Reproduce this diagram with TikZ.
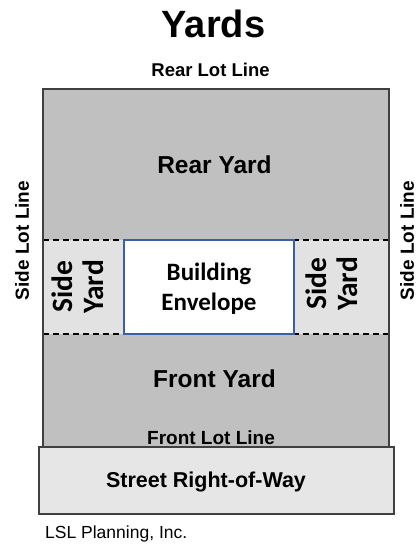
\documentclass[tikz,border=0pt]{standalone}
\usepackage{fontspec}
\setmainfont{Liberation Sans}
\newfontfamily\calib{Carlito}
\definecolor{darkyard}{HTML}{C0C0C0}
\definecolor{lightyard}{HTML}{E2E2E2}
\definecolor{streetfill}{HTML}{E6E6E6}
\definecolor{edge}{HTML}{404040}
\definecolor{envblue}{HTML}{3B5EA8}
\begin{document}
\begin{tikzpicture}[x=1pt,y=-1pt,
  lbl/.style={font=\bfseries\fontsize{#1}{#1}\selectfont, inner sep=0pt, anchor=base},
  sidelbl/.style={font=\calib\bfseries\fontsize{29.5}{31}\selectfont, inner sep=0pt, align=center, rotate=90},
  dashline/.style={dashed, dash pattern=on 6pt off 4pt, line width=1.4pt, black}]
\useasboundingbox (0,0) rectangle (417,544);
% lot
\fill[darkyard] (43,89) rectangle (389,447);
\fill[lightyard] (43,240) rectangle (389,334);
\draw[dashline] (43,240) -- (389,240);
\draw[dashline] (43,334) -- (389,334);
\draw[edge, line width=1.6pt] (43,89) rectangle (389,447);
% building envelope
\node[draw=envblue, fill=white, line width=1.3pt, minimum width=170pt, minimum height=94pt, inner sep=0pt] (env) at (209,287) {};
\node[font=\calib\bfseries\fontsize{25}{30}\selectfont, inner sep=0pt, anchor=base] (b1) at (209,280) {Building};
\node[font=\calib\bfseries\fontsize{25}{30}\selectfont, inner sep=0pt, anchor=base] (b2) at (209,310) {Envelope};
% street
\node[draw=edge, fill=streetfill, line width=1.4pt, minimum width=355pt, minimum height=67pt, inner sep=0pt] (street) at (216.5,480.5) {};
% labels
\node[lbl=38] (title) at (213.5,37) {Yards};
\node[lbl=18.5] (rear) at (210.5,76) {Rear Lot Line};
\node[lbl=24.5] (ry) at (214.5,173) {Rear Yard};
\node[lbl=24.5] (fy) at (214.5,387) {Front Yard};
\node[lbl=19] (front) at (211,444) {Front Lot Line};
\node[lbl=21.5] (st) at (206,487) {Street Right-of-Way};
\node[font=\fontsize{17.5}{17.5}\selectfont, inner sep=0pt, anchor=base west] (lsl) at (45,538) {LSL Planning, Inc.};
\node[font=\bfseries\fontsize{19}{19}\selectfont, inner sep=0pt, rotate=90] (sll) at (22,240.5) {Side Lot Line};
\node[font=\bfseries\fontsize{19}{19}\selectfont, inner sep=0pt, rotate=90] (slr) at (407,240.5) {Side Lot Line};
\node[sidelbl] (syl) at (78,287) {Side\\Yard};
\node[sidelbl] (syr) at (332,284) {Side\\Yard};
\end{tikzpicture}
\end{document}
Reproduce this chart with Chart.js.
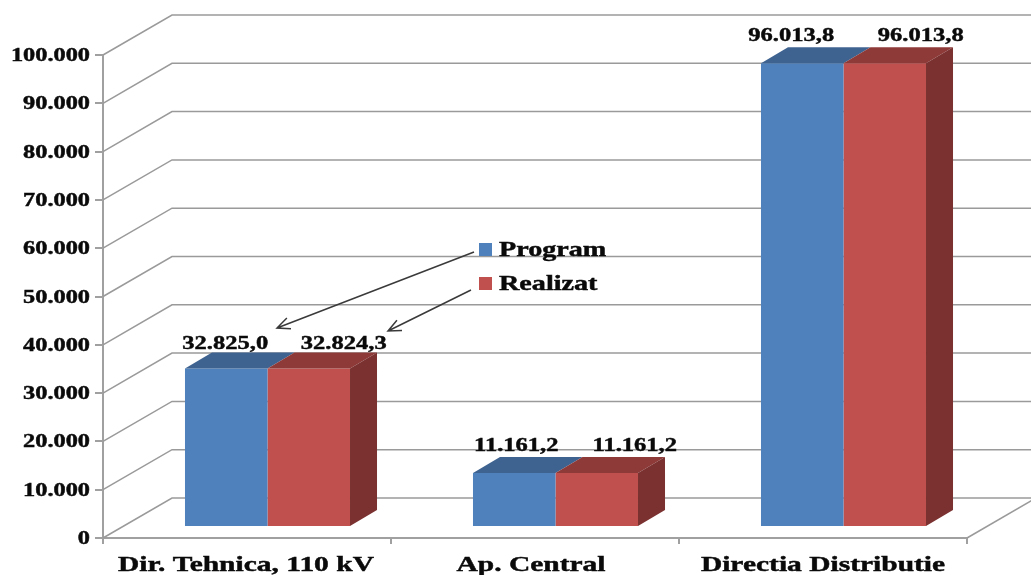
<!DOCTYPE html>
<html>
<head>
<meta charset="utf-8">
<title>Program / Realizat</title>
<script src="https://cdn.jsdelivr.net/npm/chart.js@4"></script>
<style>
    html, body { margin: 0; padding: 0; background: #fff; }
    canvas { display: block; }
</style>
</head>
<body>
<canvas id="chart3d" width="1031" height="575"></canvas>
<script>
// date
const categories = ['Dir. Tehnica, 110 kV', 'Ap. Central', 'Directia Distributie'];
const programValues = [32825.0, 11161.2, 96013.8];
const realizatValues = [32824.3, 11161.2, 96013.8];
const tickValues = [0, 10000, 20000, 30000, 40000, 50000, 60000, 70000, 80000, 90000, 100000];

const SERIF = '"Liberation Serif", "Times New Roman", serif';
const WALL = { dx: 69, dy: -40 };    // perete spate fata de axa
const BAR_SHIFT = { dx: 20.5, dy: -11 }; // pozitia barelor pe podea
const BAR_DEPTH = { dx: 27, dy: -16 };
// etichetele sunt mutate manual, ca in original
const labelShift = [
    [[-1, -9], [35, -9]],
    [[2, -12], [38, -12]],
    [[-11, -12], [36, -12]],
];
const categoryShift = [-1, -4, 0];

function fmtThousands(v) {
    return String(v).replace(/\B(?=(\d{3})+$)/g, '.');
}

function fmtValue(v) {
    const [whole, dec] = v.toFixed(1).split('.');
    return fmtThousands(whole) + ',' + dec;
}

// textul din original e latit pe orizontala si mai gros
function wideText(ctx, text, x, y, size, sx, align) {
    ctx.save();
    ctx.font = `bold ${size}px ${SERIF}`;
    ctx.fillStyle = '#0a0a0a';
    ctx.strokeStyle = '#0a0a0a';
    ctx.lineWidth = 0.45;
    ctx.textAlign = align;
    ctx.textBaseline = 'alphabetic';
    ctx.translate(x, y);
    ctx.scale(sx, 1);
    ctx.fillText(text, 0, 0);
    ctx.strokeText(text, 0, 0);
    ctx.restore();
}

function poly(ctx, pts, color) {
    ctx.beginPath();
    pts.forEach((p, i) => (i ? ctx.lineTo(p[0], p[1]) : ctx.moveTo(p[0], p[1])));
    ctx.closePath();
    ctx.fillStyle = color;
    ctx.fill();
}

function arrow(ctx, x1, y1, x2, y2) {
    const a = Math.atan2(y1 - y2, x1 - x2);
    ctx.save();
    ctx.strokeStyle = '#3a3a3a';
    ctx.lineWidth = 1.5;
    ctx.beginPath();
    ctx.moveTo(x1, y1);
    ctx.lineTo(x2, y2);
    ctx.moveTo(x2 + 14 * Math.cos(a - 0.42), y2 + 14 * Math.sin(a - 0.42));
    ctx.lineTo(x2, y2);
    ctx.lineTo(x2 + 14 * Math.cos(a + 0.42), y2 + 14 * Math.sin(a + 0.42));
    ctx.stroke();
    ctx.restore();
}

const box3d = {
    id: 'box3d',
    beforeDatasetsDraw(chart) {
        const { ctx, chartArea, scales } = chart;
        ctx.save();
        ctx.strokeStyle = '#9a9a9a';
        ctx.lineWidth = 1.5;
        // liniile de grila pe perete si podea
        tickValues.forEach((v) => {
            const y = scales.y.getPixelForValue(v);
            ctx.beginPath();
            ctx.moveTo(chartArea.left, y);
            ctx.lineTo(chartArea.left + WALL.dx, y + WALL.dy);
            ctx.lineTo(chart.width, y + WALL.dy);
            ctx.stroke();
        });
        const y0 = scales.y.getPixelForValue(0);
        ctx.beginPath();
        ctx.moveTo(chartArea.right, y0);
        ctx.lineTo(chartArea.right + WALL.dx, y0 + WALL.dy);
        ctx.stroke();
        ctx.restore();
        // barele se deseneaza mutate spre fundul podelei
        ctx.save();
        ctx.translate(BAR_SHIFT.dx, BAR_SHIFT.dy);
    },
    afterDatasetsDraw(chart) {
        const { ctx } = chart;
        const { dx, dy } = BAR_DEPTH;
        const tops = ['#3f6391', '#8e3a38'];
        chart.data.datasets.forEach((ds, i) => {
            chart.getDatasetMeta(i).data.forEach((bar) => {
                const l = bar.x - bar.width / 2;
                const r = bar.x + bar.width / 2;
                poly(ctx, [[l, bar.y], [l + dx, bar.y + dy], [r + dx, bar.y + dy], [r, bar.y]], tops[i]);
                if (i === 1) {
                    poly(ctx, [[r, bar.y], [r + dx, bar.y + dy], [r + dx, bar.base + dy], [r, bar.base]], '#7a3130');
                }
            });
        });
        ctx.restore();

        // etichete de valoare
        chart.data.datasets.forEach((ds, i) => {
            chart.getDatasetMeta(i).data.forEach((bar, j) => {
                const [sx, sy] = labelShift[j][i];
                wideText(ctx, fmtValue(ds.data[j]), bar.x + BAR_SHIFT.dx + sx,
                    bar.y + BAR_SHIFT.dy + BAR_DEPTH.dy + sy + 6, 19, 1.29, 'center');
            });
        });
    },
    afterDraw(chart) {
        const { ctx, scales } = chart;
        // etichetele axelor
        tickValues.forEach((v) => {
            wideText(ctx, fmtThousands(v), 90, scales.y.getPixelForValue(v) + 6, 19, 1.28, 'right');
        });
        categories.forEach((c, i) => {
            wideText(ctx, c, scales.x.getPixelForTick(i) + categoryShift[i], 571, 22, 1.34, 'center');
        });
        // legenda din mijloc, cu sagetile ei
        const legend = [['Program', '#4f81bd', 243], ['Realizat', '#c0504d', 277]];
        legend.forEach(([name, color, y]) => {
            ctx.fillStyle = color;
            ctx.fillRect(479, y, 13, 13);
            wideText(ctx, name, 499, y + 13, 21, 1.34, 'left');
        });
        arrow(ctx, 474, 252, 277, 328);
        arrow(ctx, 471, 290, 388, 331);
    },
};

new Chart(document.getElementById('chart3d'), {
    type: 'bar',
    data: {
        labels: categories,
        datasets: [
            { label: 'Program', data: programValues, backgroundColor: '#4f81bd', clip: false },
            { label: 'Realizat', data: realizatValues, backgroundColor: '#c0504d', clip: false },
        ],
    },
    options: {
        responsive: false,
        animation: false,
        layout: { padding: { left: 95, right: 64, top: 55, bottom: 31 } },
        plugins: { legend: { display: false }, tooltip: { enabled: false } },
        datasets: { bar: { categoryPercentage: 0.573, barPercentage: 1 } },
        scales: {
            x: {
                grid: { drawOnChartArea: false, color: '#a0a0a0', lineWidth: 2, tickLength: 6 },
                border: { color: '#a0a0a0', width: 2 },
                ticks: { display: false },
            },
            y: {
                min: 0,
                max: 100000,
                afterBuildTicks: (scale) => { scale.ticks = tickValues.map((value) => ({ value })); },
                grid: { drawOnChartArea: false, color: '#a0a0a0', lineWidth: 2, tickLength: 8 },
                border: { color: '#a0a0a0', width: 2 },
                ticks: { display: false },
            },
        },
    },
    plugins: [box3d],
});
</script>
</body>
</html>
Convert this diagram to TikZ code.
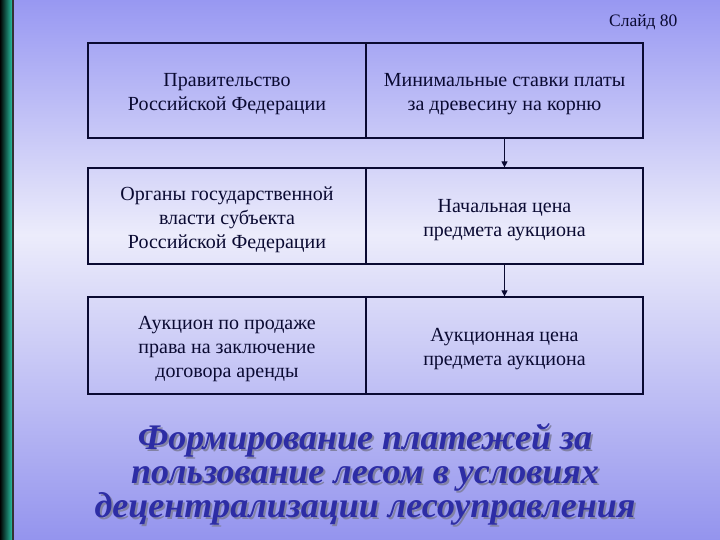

********************

**Goal**
Begin with the line where "Reproduce this chart with Chart.js." appears and end with the line where "80000, 90000, 100000];" appears. Copy only that stretch, exactly, with no pictures.

**Reply**
Reproduce this chart with Chart.js.
<!DOCTYPE html>
<html>
<head>
<meta charset="utf-8">
<title>Program / Realizat</title>
<script src="https://cdn.jsdelivr.net/npm/chart.js@4"></script>
<style>
    html, body { margin: 0; padding: 0; background: #fff; }
    canvas { display: block; }
</style>
</head>
<body>
<canvas id="chart3d" width="1031" height="575"></canvas>
<script>
// date
const categories = ['Dir. Tehnica, 110 kV', 'Ap. Central', 'Directia Distributie'];
const programValues = [32825.0, 11161.2, 96013.8];
const realizatValues = [32824.3, 11161.2, 96013.8];
const tickValues = [0, 10000, 20000, 30000, 40000, 50000, 60000, 70000, 80000, 90000, 100000];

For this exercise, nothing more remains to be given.